╭──

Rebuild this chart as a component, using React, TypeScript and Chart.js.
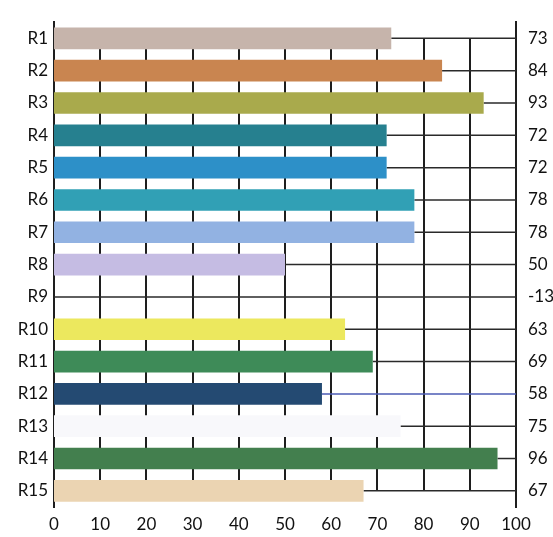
import React, { useEffect, useRef } from "react";
import { Chart, registerables } from "chart.js";

Chart.register(...registerables);

const categories = ["R1", "R2", "R3", "R4", "R5", "R6", "R7", "R8", "R9", "R10", "R11", "R12", "R13", "R14", "R15"];
const values = [73, 84, 93, 72, 72, 78, 78, 50, -13, 63, 69, 58, 75, 96, 67];
const valueLabels = values.map((v) => String(v));
const barColors = [
  "#c6b4ab", "#c98550", "#a9aa4c", "#26808f", "#2d90c8",
  "#31a0b5", "#92b2e2", "#c5bce3", "#cccccc", "#ece85e",
  "#3e8b58", "#244a72", "#f8f8fb", "#437f4e", "#ebd4b2",
];
const leaderColors = values.map((_, i) => (i === 11 ? "#4b5bb5" : "#2a2a2a"));
const xTicks = [0, 10, 20, 30, 40, 50, 60, 70, 80, 90, 100];

const FONT = "Lato, 'Open Sans', sans-serif";

const guidePlugin = {
  id: "guides",
  beforeDatasetsDraw(chart: any) {
    const { ctx, scales } = chart;
    const x = scales.x;
    const y = scales.y;
    const top = y.getPixelForValue(0);
    const bottom = y.getPixelForValue(categories.length - 1);
    ctx.save();
    ctx.strokeStyle = "#1e1e1e";
    ctx.lineWidth = 2;
    xTicks.slice(1, -1).forEach((t) => {
      const px = Math.round(x.getPixelForValue(t));
      ctx.beginPath();
      ctx.moveTo(px, top);
      ctx.lineTo(px, bottom);
      ctx.stroke();
    });
    ctx.lineWidth = 1.5;
    values.forEach((v, i) => {
      const py = y.getPixelForValue(i);
      ctx.strokeStyle = leaderColors[i];
      ctx.beginPath();
      ctx.moveTo(x.getPixelForValue(Math.max(0, v)), py);
      ctx.lineTo(x.getPixelForValue(100), py);
      ctx.stroke();
    });
    ctx.restore();
  },
};

export default function App() {
  const ref = useRef<HTMLCanvasElement>(null);
  useEffect(() => {
    const chart = new Chart(ref.current as HTMLCanvasElement, {
      type: "bar",
      data: {
        labels: categories,
        datasets: [
          {
            data: values,
            backgroundColor: barColors,
            borderWidth: 0,
            barPercentage: 0.67,
            categoryPercentage: 1,
            yAxisID: "y",
          },
        ],
      },
      options: {
        indexAxis: "y",
        animation: false,
        responsive: true,
        maintainAspectRatio: false,
        layout: { padding: { top: 4, left: 0, right: 0, bottom: 0 } },
        plugins: { legend: { display: false }, tooltip: { enabled: false } },
        scales: {
          x: {
            type: "linear",
            min: 0,
            max: 100,
            ticks: { stepSize: 10, color: "#111", font: { family: FONT, size: 17 }, padding: 7 },
            grid: { display: false, drawTicks: false },
            border: { display: false },
            afterFit: (s: any) => {
              s.height = 30;
            },
          },
          y: {
            type: "category",
            position: "left",
            offset: true,
            ticks: { color: "#111", font: { family: FONT, size: 17 }, padding: 6 },
            grid: { display: false, drawTicks: false },
            border: { display: true, color: "#1e1e1e", width: 2 },
            afterFit: (s: any) => {
              s.width = 54;
            },
          },
          y2: {
            type: "category",
            position: "right",
            labels: valueLabels,
            offset: true,
            ticks: { color: "#111", font: { family: FONT, size: 17 }, padding: 12 },
            grid: { display: false, drawTicks: false },
            border: { display: true, color: "#1e1e1e", width: 2 },
            afterFit: (s: any) => {
              s.width = 37;
            },
          },
        },
      } as any,
      plugins: [guidePlugin],
    });
    return () => chart.destroy();
  }, []);
  return (
    <div style={{ position: "fixed", left: 0, top: 0, width: 553, height: 537, background: "#fff" }}>
      <canvas ref={ref} />
    </div>
  );
}
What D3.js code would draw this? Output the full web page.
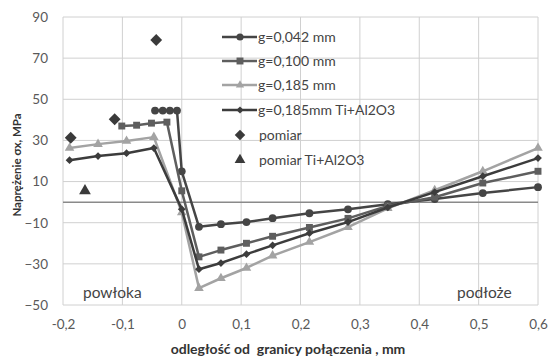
<!DOCTYPE html>
<html><head><meta charset="utf-8">
<script src="https://cdn.jsdelivr.net/npm/d3@7"></script>
<style>body{margin:0;background:#fff}svg{display:block}text{font-family:Lato,"Open Sans",sans-serif}</style>
</head><body><svg id="c" width="549" height="356"></svg>
<script>
const xTicks = [-0.2,-0.1,0,0.1,0.2,0.3,0.4,0.5,0.6];
const yTicks = [-50,-30,-10,10,30,50,70,90];
const xTickLabels = ["-0,2","-0,1","0","0,1","0,2","0,3","0,4","0,5","0,6"];
const seriesNames = ["g=0,042 mm","g=0,100 mm","g=0,185 mm","g=0,185mm Ti+Al2O3","pomiar","pomiar Ti+Al2O3"];
const xSub = [0.029,0.066,0.109,0.153,0.215,0.28,0.347,0.426,0.507,0.6];
const x042 = [-0.045,-0.032,-0.020,-0.008,0.0].concat(xSub);
const y042 = [44.5,44.5,44.5,44.5,15,-12,-10.7,-9.7,-7.8,-5.4,-3.5,-1,1.5,4.4,7.3];
const x100 = [-0.101,-0.076,-0.051,-0.025,0.0].concat(xSub);
const y100 = [37,37.4,38.4,38.9,5.5,-26.6,-23.3,-20,-16.6,-12.3,-7.9,-1.8,2.4,9.3,15];
const x185 = [-0.189,-0.141,-0.093,-0.047,0.0].concat(xSub);
const y185 = [26.3,28.2,29.7,31.6,-5,-41.8,-37,-32,-26,-19.4,-12.2,-3,5.8,15,26.3];
const yTi  = [20.4,22.4,23.8,26.3,-3.4,-32.6,-29.6,-25.3,-21,-15.1,-9.7,-2.6,4.9,12.6,21.4];
const xPomiar = [-0.187,-0.113,-0.043];
const yPomiar = [31.3,40.3,78.8];
const xPomiarTi = [-0.163];
const yPomiarTi = [5.5];

const svg = d3.select("#c");
const L=63,R=538,T=17,B=305;
const x = d3.scaleLinear().domain([-0.2,0.6]).range([L,R]);
const y = d3.scaleLinear().domain([-50,90]).range([B,T]);
const grid="#d0d0d0", tickCol="#595959";

svg.append("g").selectAll("line").data(yTicks).join("line")
  .attr("x1",L).attr("x2",R).attr("y1",d=>y(d)).attr("y2",d=>y(d)).attr("stroke",grid).attr("stroke-width",1);
svg.append("g").selectAll("line").data(xTicks).join("line")
  .attr("y1",T).attr("y2",B).attr("x1",d=>x(d)).attr("x2",d=>x(d)).attr("stroke",grid).attr("stroke-width",1);
svg.append("line").attr("x1",L).attr("x2",R).attr("y1",y(0)).attr("y2",y(0)).attr("stroke","#8a8a8a").attr("stroke-width",1.5);

const yAxis = d3.axisLeft(y).tickValues(yTicks).tickSize(0).tickPadding(15);
const gy = svg.append("g").attr("transform",`translate(${L},0)`).call(yAxis);
gy.select(".domain").remove();
gy.selectAll("text").attr("fill",tickCol).attr("font-size",13.5);
const xAxis = d3.axisBottom(x).tickValues(xTicks).tickSize(0).tickPadding(14).tickFormat((d,i)=>xTickLabels[i]);
const gx = svg.append("g").attr("transform",`translate(0,${B})`).call(xAxis);
gx.select(".domain").remove();
gx.selectAll("text").attr("fill",tickCol).attr("font-size",13.5);

svg.append("text").attr("transform","translate(21,165) rotate(-90)").attr("text-anchor","middle")
  .attr("font-size",11.5).attr("font-weight","bold").attr("fill","#333").text("Naprężenie σx, MPa");
svg.append("text").attr("x",288).attr("y",354).attr("text-anchor","middle").style("white-space","pre")
  .attr("font-size",14).attr("font-weight","bold").attr("fill","#333").text("odległość od  granicy połączenia , mm");
svg.append("text").attr("x",83).attr("y",298).attr("font-size",15.5).attr("fill","#444").text("powłoka");
svg.append("text").attr("x",457).attr("y",298).attr("font-size",15.5).attr("fill","#444").text("podłoże");

const diamond = {draw(ctx,size){const r=Math.sqrt(size/2);ctx.moveTo(0,-r);ctx.lineTo(r,0);ctx.lineTo(0,r);ctx.lineTo(-r,0);ctx.closePath();}};
const series = [
  {xs:x042, ys:y042, color:"#454545", sym:d3.symbolCircle, size:48},
  {xs:x100, ys:y100, color:"#5e5e5e", sym:d3.symbolSquare, size:48},
  {xs:x185, ys:y185, color:"#a3a3a3", sym:d3.symbolTriangle, size:40},
  {xs:x185, ys:yTi,  color:"#3c3c3c", sym:diamond, size:30}
];
const line = d3.line().x(d=>x(d[0])).y(d=>y(d[1]));
series.forEach(s=>{
  const pts = s.xs.map((v,i)=>[v,s.ys[i]]);
  svg.append("path").datum(pts).attr("d",line).attr("fill","none").attr("stroke",s.color).attr("stroke-width",2.5).attr("stroke-linejoin","round");
  svg.append("g").selectAll("path").data(pts).join("path")
    .attr("transform",d=>`translate(${x(d[0])},${y(d[1])})`)
    .attr("d",d3.symbol().type(s.sym).size(s.size)).attr("fill",s.color);
});
svg.append("g").selectAll("path").data(xPomiar.map((v,i)=>[v,yPomiar[i]])).join("path")
  .attr("transform",d=>`translate(${x(d[0])},${y(d[1])})`)
  .attr("d",d3.symbol().type(diamond).size(70)).attr("fill","#3a3a3a");
svg.append("g").selectAll("path").data(xPomiarTi.map((v,i)=>[v,yPomiarTi[i]])).join("path")
  .attr("transform",d=>`translate(${x(d[0])},${y(d[1])})`)
  .attr("d",d3.symbol().type(d3.symbolTriangle).size(60)).attr("fill","#3a3a3a");

const lg = svg.append("g");
const rowY = [37,61,85,110,135,160];
const legItems = [
  {c:"#454545",sym:d3.symbolCircle,size:40,line:true},
  {c:"#5e5e5e",sym:d3.symbolSquare,size:48,line:true},
  {c:"#a3a3a3",sym:d3.symbolTriangle,size:30,line:true},
  {c:"#3c3c3c",sym:diamond,size:26,line:true},
  {c:"#3a3a3a",sym:diamond,size:55,line:false},
  {c:"#3a3a3a",sym:d3.symbolTriangle,size:50,line:false}
];
legItems.forEach((it,i)=>{
  const yy=rowY[i];
  if(it.line) lg.append("line").attr("x1",222).attr("x2",257).attr("y1",yy).attr("y2",yy).attr("stroke",it.c).attr("stroke-width",2.5);
  lg.append("path").attr("transform",`translate(240,${yy})`).attr("d",d3.symbol().type(it.sym).size(it.size)).attr("fill",it.c);
  lg.append("text").attr("x",i<4?258:259).attr("y",yy+5).attr("font-size",14).attr("fill","#444").text(seriesNames[i]);
});
</script></body></html>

╰──

▸ SHORT PROBLEM:
Stop after the line containing "Chart.register(...registerables);": copy the records exactly from the first line up to there, leaving pictures out.

▸ FULL SOLUTION:
Rebuild this chart as a component, using React, TypeScript and Chart.js.
import React, { useEffect, useRef } from "react";
import { Chart, registerables } from "chart.js";

Chart.register(...registerables);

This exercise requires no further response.